As mentioned, bathrooms as of the 2014 code cycle do not require AFCI.
AFCI breakers need a standard to which they work, and they need to work to prevent arcs; the above video shows they do not. Also, and my biggest gripe with AFCI, is that they need to be reliably tested/testable by means other than the mfg test button. That they cannot be independently tested via a meter/tester, or even field tested by creating an arc condition (as in the above video) is very troubling to me.
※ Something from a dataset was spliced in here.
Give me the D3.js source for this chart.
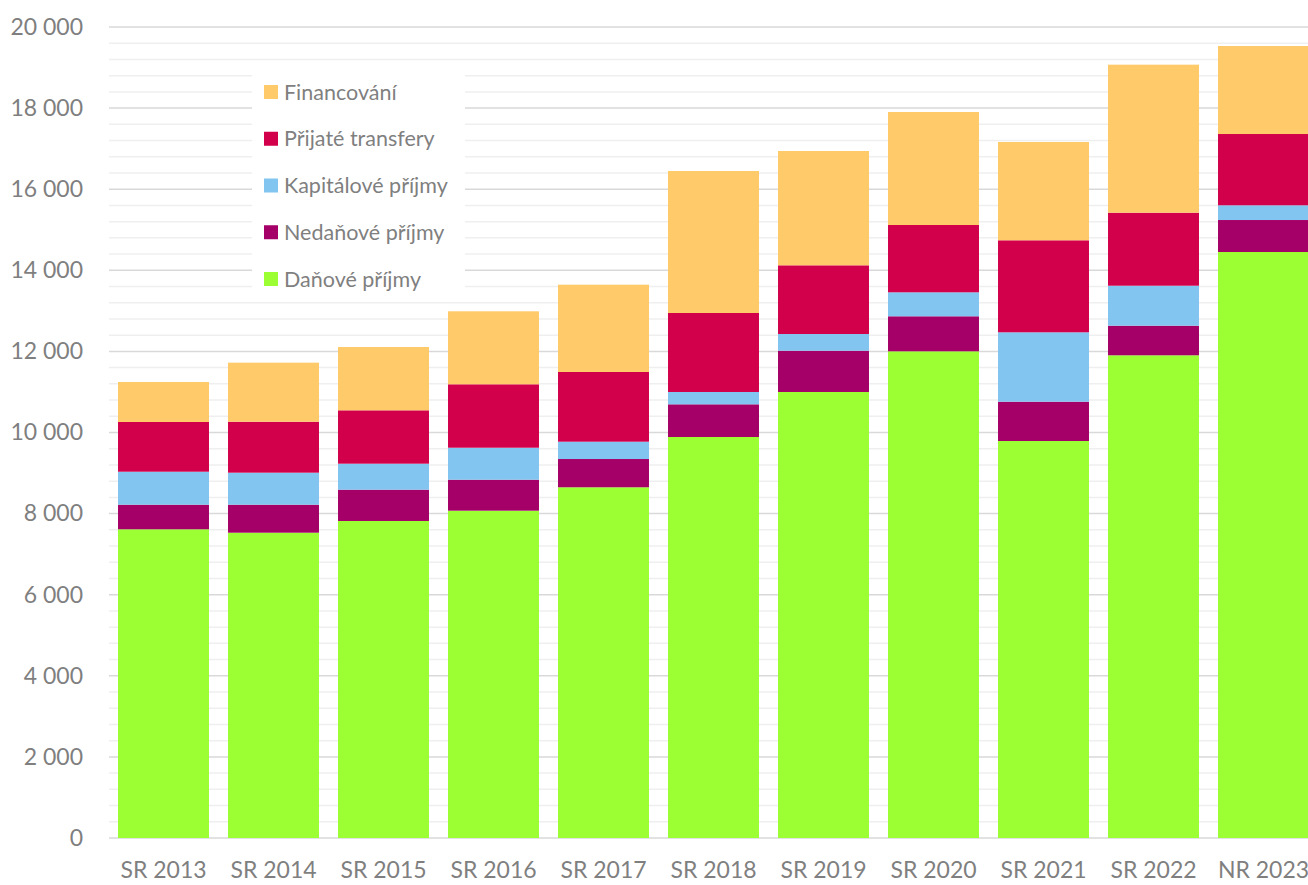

I'm no programmer, but it seems to me to be an easy thing to program AFCI to trip reliably under arc conditions. Take a faulty circuit with bad insulation, over driven NM staple, etc., between ungrounded and grounded or grounding conductors. Any arcs will be random in nature, not cyclic or constant. Program breaker to ignore any arcs the first second, or, say, 20 cycles, it's energized, or when amperage changes (such as starting a vacuum cleaner); only have over-amperage protection. This should eliminate nuisance trips from vacuum cleaners and the like. After that, random spikes/dips in amperage in vs amperage out, such as a loose conductor would cause, would trip the breaker (again, same one second/one third second delay in trip so turning the vacuum off wont trip it either). All it would need is an internal clock, a voltmeter, and a way to record such spikes/dips, recognize the imbalance, and trip on an actual arc fault... or am I oversimplifying this to an illogical degree?